● **YOUR OBJECTIVE**
Copy out the material below in full, but not its images.

● **DATA PROVIDED**

□ □ □

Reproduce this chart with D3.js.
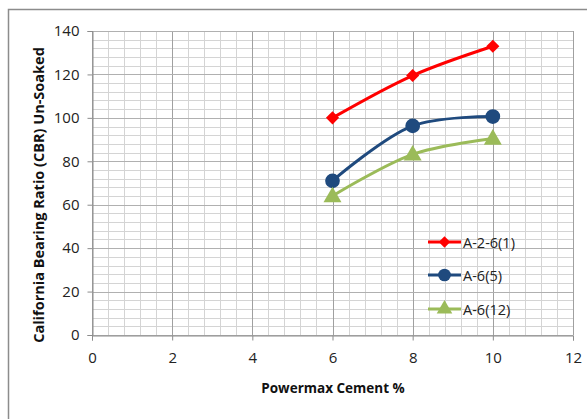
<!DOCTYPE html>
<html><head><meta charset="utf-8">
<script src="https://cdn.jsdelivr.net/npm/d3@7"></script>
<style>body{margin:0;background:#fff}svg{display:block}text{font-family:"Open Sans",sans-serif}</style>
</head><body>
<script>
const cementPct = [6, 8, 10];
const seriesNames = ["A-2-6(1)", "A-6(5)", "A-6(12)"];
const cbrA26_1 = [100, 119.5, 133];
const cbrA6_5 = [71, 96.3, 100.6];
const cbrA6_12 = [64, 83.2, 90.5];
const xTicks = [0, 2, 4, 6, 8, 10, 12];
const yTicks = [0, 20, 40, 60, 80, 100, 120, 140];

const W = 587, H = 419;
const svg = d3.select("body").append("svg").attr("width", W).attr("height", H);
svg.append("rect").attr("x", 8.5).attr("y", 9.5).attr("width", 600).attr("height", 420)
  .attr("fill", "none").attr("stroke", "#8c8c8c").attr("stroke-width", 1.5);

const x = d3.scaleLinear().domain([0, 12]).range([92, 573]);
const y = d3.scaleLinear().domain([0, 140]).range([335, 31]);
const g = svg.append("g");

// minor grid
const xMinor = d3.range(0, 12.001, 0.4);
const yMinor = d3.range(0, 140.001, 4);
g.selectAll(".xm").data(xMinor).enter().append("line")
  .attr("x1", d => Math.round(x(d)) + 0.5).attr("x2", d => Math.round(x(d)) + 0.5)
  .attr("y1", y(0)).attr("y2", y(140)).attr("stroke", "#d4d4d4");
g.selectAll(".ym").data(yMinor).enter().append("line")
  .attr("y1", d => Math.round(y(d)) + 0.5).attr("y2", d => Math.round(y(d)) + 0.5)
  .attr("x1", x(0)).attr("x2", x(12)).attr("stroke", "#d4d4d4");
// major grid
g.selectAll(".xM").data(xTicks).enter().append("line")
  .attr("x1", d => Math.round(x(d)) + 0.5).attr("x2", d => Math.round(x(d)) + 0.5)
  .attr("y1", y(0)).attr("y2", y(140)).attr("stroke", "#a0a0a0");
g.selectAll(".yM").data(yTicks).enter().append("line")
  .attr("y1", d => Math.round(y(d)) + 0.5).attr("y2", d => Math.round(y(d)) + 0.5)
  .attr("x1", x(0)).attr("x2", x(12)).attr("stroke", "#b0b0b0");

// axes
const xAxis = d3.axisBottom(x).tickValues(xTicks).tickSize(5).tickPadding(12).tickFormat(d3.format("d"));
const yAxis = d3.axisLeft(y).tickValues(yTicks).tickSize(5).tickPadding(8).tickFormat(d3.format("d"));
const gx = svg.append("g").attr("transform", `translate(0,${Math.round(y(0)) + 0.5})`).call(xAxis);
const gy = svg.append("g").attr("transform", `translate(${Math.round(x(0)) + 0.5},0)`).call(yAxis);
[gx, gy].forEach(a => {
  a.select(".domain").attr("stroke", "#8c8c8c");
  a.selectAll(".tick line").attr("stroke", "#8c8c8c");
  a.selectAll("text").attr("font-size", 15).attr("fill", "#222").attr("font-family", "Open Sans, sans-serif");
});

svg.append("text").attr("x", 333).attr("y", 393).attr("text-anchor", "middle")
  .attr("font-size", 13.5).attr("font-weight", "bold").attr("fill", "#111").text("Powermax Cement %");
svg.append("text").attr("transform", `translate(44,195) rotate(-90)`).attr("text-anchor", "middle")
  .attr("font-size", 14.5).attr("font-weight", "bold").attr("fill", "#111").text("California Bearing Ratio (CBR) Un-Soaked");

const series = [
  {name: seriesNames[0], vals: cbrA26_1, color: "#ff0000", sym: d3.symbolDiamond2, size: 110},
  {name: seriesNames[1], vals: cbrA6_5, color: "#1f4a7e", sym: d3.symbolCircle, size: 170},
  {name: seriesNames[2], vals: cbrA6_12, color: "#9bbb59", sym: d3.symbolTriangle, size: 140},
];
const line = d3.line().x(d => x(d[0])).y(d => y(d[1])).curve(d3.curveCatmullRom.alpha(0.5));
series.forEach(s => {
  const pts = cementPct.map((c, i) => [c, s.vals[i]]);
  svg.append("path").datum(pts).attr("d", line).attr("fill", "none")
    .attr("stroke", s.color).attr("stroke-width", 3);
  svg.selectAll(null).data(pts).enter().append("path")
    .attr("d", d3.symbol().type(s.sym).size(s.size))
    .attr("transform", d => `translate(${x(d[0])},${y(d[1]) + (s.sym === d3.symbolTriangle ? 1 : 0)})`)
    .attr("fill", s.color);
});

// legend
const legY = [242, 275, 309];
series.forEach((s, i) => {
  const lg = svg.append("g").attr("transform", `translate(428,${legY[i]})`);
  lg.append("line").attr("x1", 0).attr("x2", 33).attr("stroke", s.color).attr("stroke-width", 3);
  lg.append("path").attr("d", d3.symbol().type(s.sym).size(s.size * 0.75)).attr("transform", "translate(16.5,0)").attr("fill", s.color);
  lg.append("text").attr("x", 35).attr("y", 5.5).attr("font-size", 14.5).attr("fill", "#222").text(s.name);
});
</script>
</body></html>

□ □ □

● **THE OUTPUT**
Reproduce this chart with D3.js.
<!DOCTYPE html>
<html><head><meta charset="utf-8">
<script src="https://cdn.jsdelivr.net/npm/d3@7"></script>
<style>body{margin:0;background:#fff}svg{display:block}text{font-family:"Open Sans",sans-serif}</style>
</head><body>
<script>
const cementPct = [6, 8, 10];
const seriesNames = ["A-2-6(1)", "A-6(5)", "A-6(12)"];
const cbrA26_1 = [100, 119.5, 133];
const cbrA6_5 = [71, 96.3, 100.6];
const cbrA6_12 = [64, 83.2, 90.5];
const xTicks = [0, 2, 4, 6, 8, 10, 12];
const yTicks = [0, 20, 40, 60, 80, 100, 120, 140];

const W = 587, H = 419;
const svg = d3.select("body").append("svg").attr("width", W).attr("height", H);
svg.append("rect").attr("x", 8.5).attr("y", 9.5).attr("width", 600).attr("height", 420)
  .attr("fill", "none").attr("stroke", "#8c8c8c").attr("stroke-width", 1.5);

const x = d3.scaleLinear().domain([0, 12]).range([92, 573]);
const y = d3.scaleLinear().domain([0, 140]).range([335, 31]);
const g = svg.append("g");

// minor grid
const xMinor = d3.range(0, 12.001, 0.4);
const yMinor = d3.range(0, 140.001, 4);
g.selectAll(".xm").data(xMinor).enter().append("line")
  .attr("x1", d => Math.round(x(d)) + 0.5).attr("x2", d => Math.round(x(d)) + 0.5)
  .attr("y1", y(0)).attr("y2", y(140)).attr("stroke", "#d4d4d4");
g.selectAll(".ym").data(yMinor).enter().append("line")
  .attr("y1", d => Math.round(y(d)) + 0.5).attr("y2", d => Math.round(y(d)) + 0.5)
  .attr("x1", x(0)).attr("x2", x(12)).attr("stroke", "#d4d4d4");
// major grid
g.selectAll(".xM").data(xTicks).enter().append("line")
  .attr("x1", d => Math.round(x(d)) + 0.5).attr("x2", d => Math.round(x(d)) + 0.5)
  .attr("y1", y(0)).attr("y2", y(140)).attr("stroke", "#a0a0a0");
g.selectAll(".yM").data(yTicks).enter().append("line")
  .attr("y1", d => Math.round(y(d)) + 0.5).attr("y2", d => Math.round(y(d)) + 0.5)
  .attr("x1", x(0)).attr("x2", x(12)).attr("stroke", "#b0b0b0");

// axes
const xAxis = d3.axisBottom(x).tickValues(xTicks).tickSize(5).tickPadding(12).tickFormat(d3.format("d"));
const yAxis = d3.axisLeft(y).tickValues(yTicks).tickSize(5).tickPadding(8).tickFormat(d3.format("d"));
const gx = svg.append("g").attr("transform", `translate(0,${Math.round(y(0)) + 0.5})`).call(xAxis);
const gy = svg.append("g").attr("transform", `translate(${Math.round(x(0)) + 0.5},0)`).call(yAxis);
[gx, gy].forEach(a => {
  a.select(".domain").attr("stroke", "#8c8c8c");
  a.selectAll(".tick line").attr("stroke", "#8c8c8c");
  a.selectAll("text").attr("font-size", 15).attr("fill", "#222").attr("font-family", "Open Sans, sans-serif");
});

svg.append("text").attr("x", 333).attr("y", 393).attr("text-anchor", "middle")
  .attr("font-size", 13.5).attr("font-weight", "bold").attr("fill", "#111").text("Powermax Cement %");
svg.append("text").attr("transform", `translate(44,195) rotate(-90)`).attr("text-anchor", "middle")
  .attr("font-size", 14.5).attr("font-weight", "bold").attr("fill", "#111").text("California Bearing Ratio (CBR) Un-Soaked");

const series = [
  {name: seriesNames[0], vals: cbrA26_1, color: "#ff0000", sym: d3.symbolDiamond2, size: 110},
  {name: seriesNames[1], vals: cbrA6_5, color: "#1f4a7e", sym: d3.symbolCircle, size: 170},
  {name: seriesNames[2], vals: cbrA6_12, color: "#9bbb59", sym: d3.symbolTriangle, size: 140},
];
const line = d3.line().x(d => x(d[0])).y(d => y(d[1])).curve(d3.curveCatmullRom.alpha(0.5));
series.forEach(s => {
  const pts = cementPct.map((c, i) => [c, s.vals[i]]);
  svg.append("path").datum(pts).attr("d", line).attr("fill", "none")
    .attr("stroke", s.color).attr("stroke-width", 3);
  svg.selectAll(null).data(pts).enter().append("path")
    .attr("d", d3.symbol().type(s.sym).size(s.size))
    .attr("transform", d => `translate(${x(d[0])},${y(d[1]) + (s.sym === d3.symbolTriangle ? 1 : 0)})`)
    .attr("fill", s.color);
});

// legend
const legY = [242, 275, 309];
series.forEach((s, i) => {
  const lg = svg.append("g").attr("transform", `translate(428,${legY[i]})`);
  lg.append("line").attr("x1", 0).attr("x2", 33).attr("stroke", s.color).attr("stroke-width", 3);
  lg.append("path").attr("d", d3.symbol().type(s.sym).size(s.size * 0.75)).attr("transform", "translate(16.5,0)").attr("fill", s.color);
  lg.append("text").attr("x", 35).attr("y", 5.5).attr("font-size", 14.5).attr("fill", "#222").text(s.name);
});
</script>
</body></html>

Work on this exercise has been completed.